Removing Mount Rushmore? Ahead of Trump Visit, Sioux Leaders Say Yes

"We are now being forced to witness the lashing of our land with pomp, arrogance, and fire."
Image of Mount Rushmore against a deep blue sky with a forest of evergreen trees in front of it
Harold M. Lambert/Getty Images

Mount Rushmore has become the center of a major public discussion about problematic monuments, stolen Indigenous land, and the public reckoning with the United States’ racist past.

Across the country, statues honoring the confederacy and Christopher Columbus have been falling or removed (including a historical whipping post in Delaware). Meanwhile, many people have questioned (and joked about) Mount Rushmore's famous stone carvings of four U.S. presidents as a potential crowning achievement in the public effort to remove monuments many say misremember our history.

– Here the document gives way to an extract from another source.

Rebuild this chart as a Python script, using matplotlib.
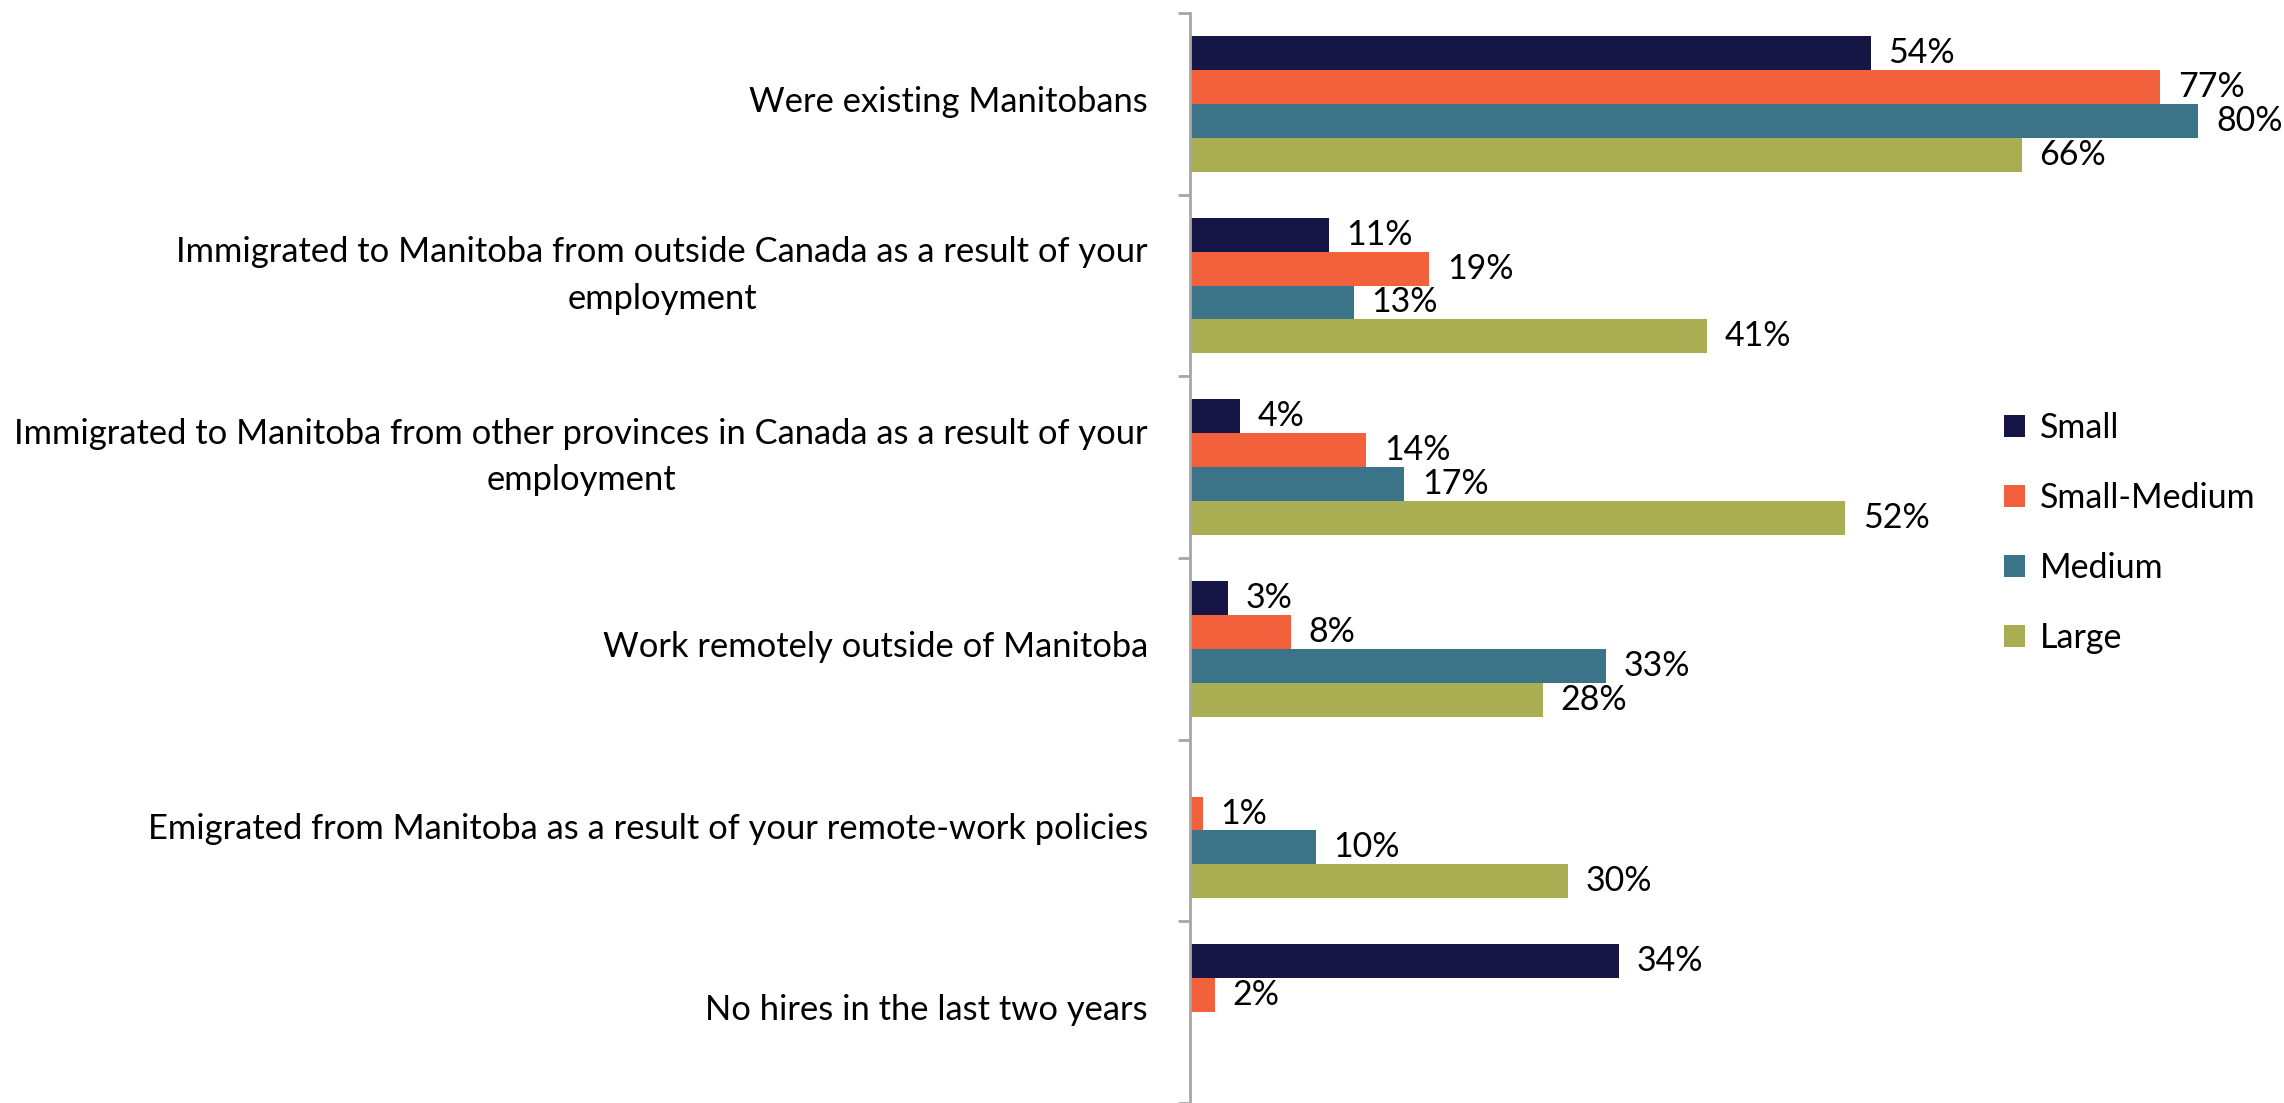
import numpy as np
import matplotlib
matplotlib.use("Agg")
import matplotlib.pyplot as plt
import matplotlib.transforms as mtransforms
from matplotlib.patches import Patch

categories = [
    "Were existing Manitobans",
    "Immigrated to Manitoba from outside Canada as a result of your\nemployment",
    "Immigrated to Manitoba from other provinces in Canada as a result of your\nemployment",
    "Work remotely outside of Manitoba",
    "Emigrated from Manitoba as a result of your remote-work policies",
    "No hires in the last two years",
]
series_names = ["Small", "Small-Medium", "Medium", "Large"]
small = [54, 11, 4, 3, None, 34]
small_medium = [77, 19, 14, 8, 1, 2]
medium = [80, 13, 17, 33, 10, None]
large = [66, 41, 52, 28, 30, None]

colors = ["#151546", "#F2603C", "#3B7489", "#A9AE52"]

plt.rcParams["font.family"] = ["Lato", "DejaVu Sans"]
FS = 24.5
FS_CAT = 24.8

fig = plt.figure(figsize=(22.84, 11.03), dpi=100)
ax = fig.add_axes([1190 / 2284, 0.0, 1094 / 2284, 1 - 13 / 1103])

bar_h = 0.187
y = np.arange(len(categories))
all_series = [small, small_medium, medium, large]
for k, (vals, col) in enumerate(zip(all_series, colors)):
    offs = (k - 1.5) * bar_h
    for i, v in enumerate(vals):
        if v is None:
            continue
        ax.barh(y[i] + offs, v, height=bar_h, color=col, edgecolor="none")
        ax.text(v + 1.4, y[i] + offs, f"{v}%", va="center", ha="left",
                fontsize=FS, color="black")

ax.set_ylim(len(categories) - 0.5, -0.5)
ax.set_xlim(0, 86.8)

# category labels, right-aligned against the axis; wrapped ones sit a bit higher
label_tr = mtransforms.blended_transform_factory(ax.transAxes, ax.transData) + \
    mtransforms.ScaledTranslation(-42 / 100, 0, fig.dpi_scale_trans)
for i, cat in enumerate(categories):
    lift = 0.055 if "\n" in cat else 0.01
    ax.text(0, y[i] - lift, cat, transform=label_tr, fontsize=FS_CAT,
            ha="right", va="center", multialignment="center", linespacing=1.56)

ax.set_yticks(np.arange(-0.5, len(categories), 1.0))
ax.set_yticklabels([])
ax.tick_params(axis="y", which="major", length=9, width=2, color="#A6A6A6")
ax.set_xticks([])

for s in ["top", "right", "bottom"]:
    ax.spines[s].set_visible(False)
ax.spines["left"].set_color("#A6A6A6")
ax.spines["left"].set_linewidth(2)

handles = [Patch(facecolor=c, edgecolor="none") for c in colors]
fig.legend(handles, series_names, loc="upper left",
           bbox_to_anchor=(1990 / 2284, 1 - 398 / 1103), frameon=False,
           fontsize=FS, handlelength=0.62, handleheight=0.62, handletextpad=0.45,
           labelspacing=1.12, borderaxespad=0)

fig.savefig("out.png", dpi=100, facecolor="white")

Now, as tribal leaders call for the removal of Mount Rushmore, President Donald Trump is preparing to speak at the site for a July 3 event.

First, some history: As Smithsonian Magazine lays it out, the 60-foot carvings of George Washington, Thomas Jefferson, Abraham Lincoln, and Teddy Roosevelt were built as a tourist attraction for South Dakota and an attempt to embody the supposed greatness of the country. The monument was executed by artist Gutzon Borglum, who had previously worked on the confederate monument Stone Mountain in Georgia, the birthplace of the modern Ku Klux Klan. Some assert Borglum himself may have had ties to the KKK.

Uglier than the artist’s history is the history of the medium he worked with. As remembered for PBS, Mount Rushmore is carved in the Black Hills, an area sacred to the Lakota Sioux tribe, who had been guaranteed in an 1868 treaty that they would maintain control of the area until gold was found nearby in the 1870s. Fifty years later, men who symbolized a country that committed genocides of native peoples were carved into the stolen, sacred mountains.

Modern-day tribal leaders are now calling for the monument’s removal ahead of Trump’s visit. As the Sioux Falls Argus Leader reported on June 25, Oglala Sioux President Julian Bear Runner expressed support for Mount Rushmore to be “removed but now blown up.”

“I don’t believe it should be blown up, because it would cause more damage to the land,” he said. But he also expressed what the monument means now, nearly 100 years after Borglum began carving it: “To me, it’s a great sign of disrespect.” 

The Argus Leader reported on June 30 that another Sioux leader had joined calls to remove Mount Rushmore. Harold Frazier, chairman of the Cheyenne River Sioux Tribe, said, "Nothing stands as a greater reminder to the Great Sioux Nation of a country that cannot keep a promise or treaty than the faces carved into our sacred land on what the United States calls Mount Rushmore."

"We are now being forced to witness the lashing of our land with pomp, arrogance, and fire, hoping our sacred lands survive," Frazier said. "This brand on our flesh needs to be removed, and I am willing to do it free of charge to the United States, by myself if I must."

President Bear Runner also said last week that the president has not consulted with tribal leaders ahead of his visit to unceded Sioux territory, where he and South Dakota’s Republican governor Kristie Noem are planning to hold a non-socially distant gathering of thousands. They’re attempting to revive an Independence Day tradition of fireworks at Mount Rushmore, but weather conditions mean a team of local agencies is on call to make a day-of determination about the forest fire risk associated with the president’s fireworks show.

Noem herself has said that a removal of Mount Rushmore would not happen “on [her] watch” (her current term runs to 2023). Trump has also been harshly critical of the removal of historical monuments. On June 26, he issued an executive order “protecting American monuments, memorials, and statues and combating recent criminal violence.”

“Over the last five weeks, there has been a sustained assault on the life and property of civilians, law enforcement officers, government property, and revered American monuments such as the Lincoln Memorial,” the executive order (EO) reads. “Many of the rioters, arsonists, and left-wing extremists who have carried out and supported these acts have explicitly identified themselves with ideologies — such as Marxism — that call for the destruction of the United States system of government. Anarchists and left-wing extremists have sought to advance a fringe ideology that paints the United States of America as fundamentally unjust and have sought to impose that ideology on Americans through violence and mob intimidation.”

The EO goes on to threaten prosecution to “the fullest extent of law” for people who “desecrate” or “deface” monuments, memorials, statues, or religious depictions; it does the same for rioters and vandals; and threatens withholding federal support for public spaces managed by state or local governments that have “failed to protect monuments, memorials, and statues.”

Furthermore, the EO offers six months of federal support for any jurisdiction attempt to protect monuments and lays out how Attorney General Bill Barr will “prioritize” the “investigation and prosecution” of vandals.

As Vice reported on July 1, Trump’s Barr-led Department of Justice is apparently already cracking down on Black Lives Matter protesters.